Pick Hakuba if you want the bigger trip: more terrain, more towns, more food, more ways to shape each day.
Pick Kiroro if you want the cleaner powder mission: easier logistics, easier family flow, and a stronger chance of effortless storm-day happiness.
For young kids, Kiroro is the easier answer because the resort setup is simpler, there are dedicated kids programs, and staying slope-side cuts down the daily circus. For older kids and teens, Hakuba usually has more long-term appeal because there is more terrain variety and more going on beyond the ski day.
Kiroro is the safer pick for powder reliability and low-fuss tree laps. Hakuba can absolutely deliver all-time days too, but it is a more variable mountain environment and asks a bit more from your timing, planning, and luck.
Kiroro is easier for beginners who want a tidy, contained resort holiday without too many moving parts. Hakuba also has beginner-friendly terrain across the valley, but it makes more sense for beginners who are travelling with stronger skiers or who want more off-slope choice around the trip.
Hakuba gets the nod for advanced riders who want bigger variety, stronger alpine atmosphere, and access to multiple resorts with different personalities. Kiroro is still heaps of fun for advanced skiers, especially in trees and storm snow, but it is a narrower style of fun.
Hakuba is usually the better bet for keeping the overall trip under control because it offers more accommodation range, more self-catering potential, and more dining choice. Kiroro tends to reward people who are happy paying more for comfort and convenience.

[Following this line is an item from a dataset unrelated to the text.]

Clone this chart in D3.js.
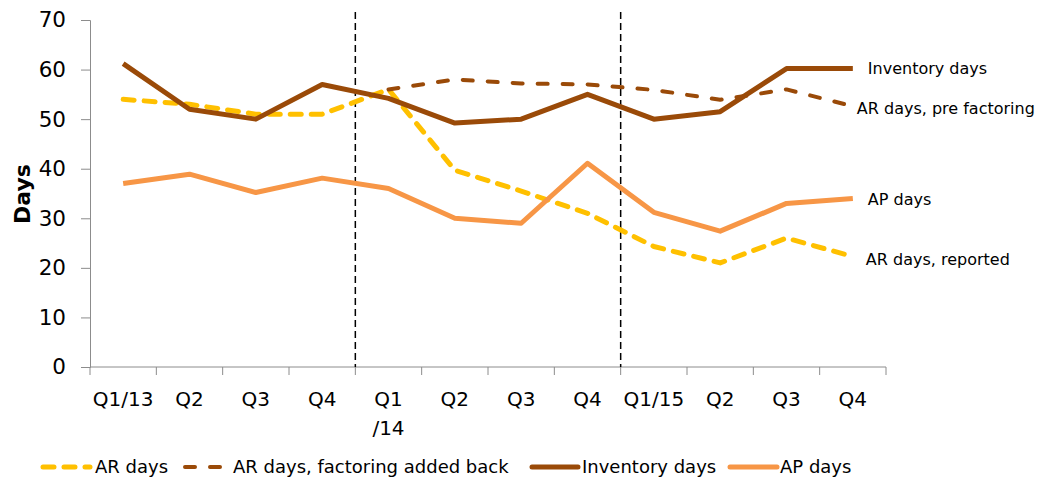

It depends on which kind of trip you want. Hakuba fits beautifully if you like the idea of flying into Tokyo and pairing skiing with city time, while Kiroro is very appealing if you want a Hokkaido ski mission with a simpler final transfer from New Chitose.
If your priority is powder consistency, Kiroro is the safer winter bet. If you want the bigger terrain menu and are happy trading a bit more weather variability for alpine scale and trip variety, Hakuba makes a strong case right through the core season.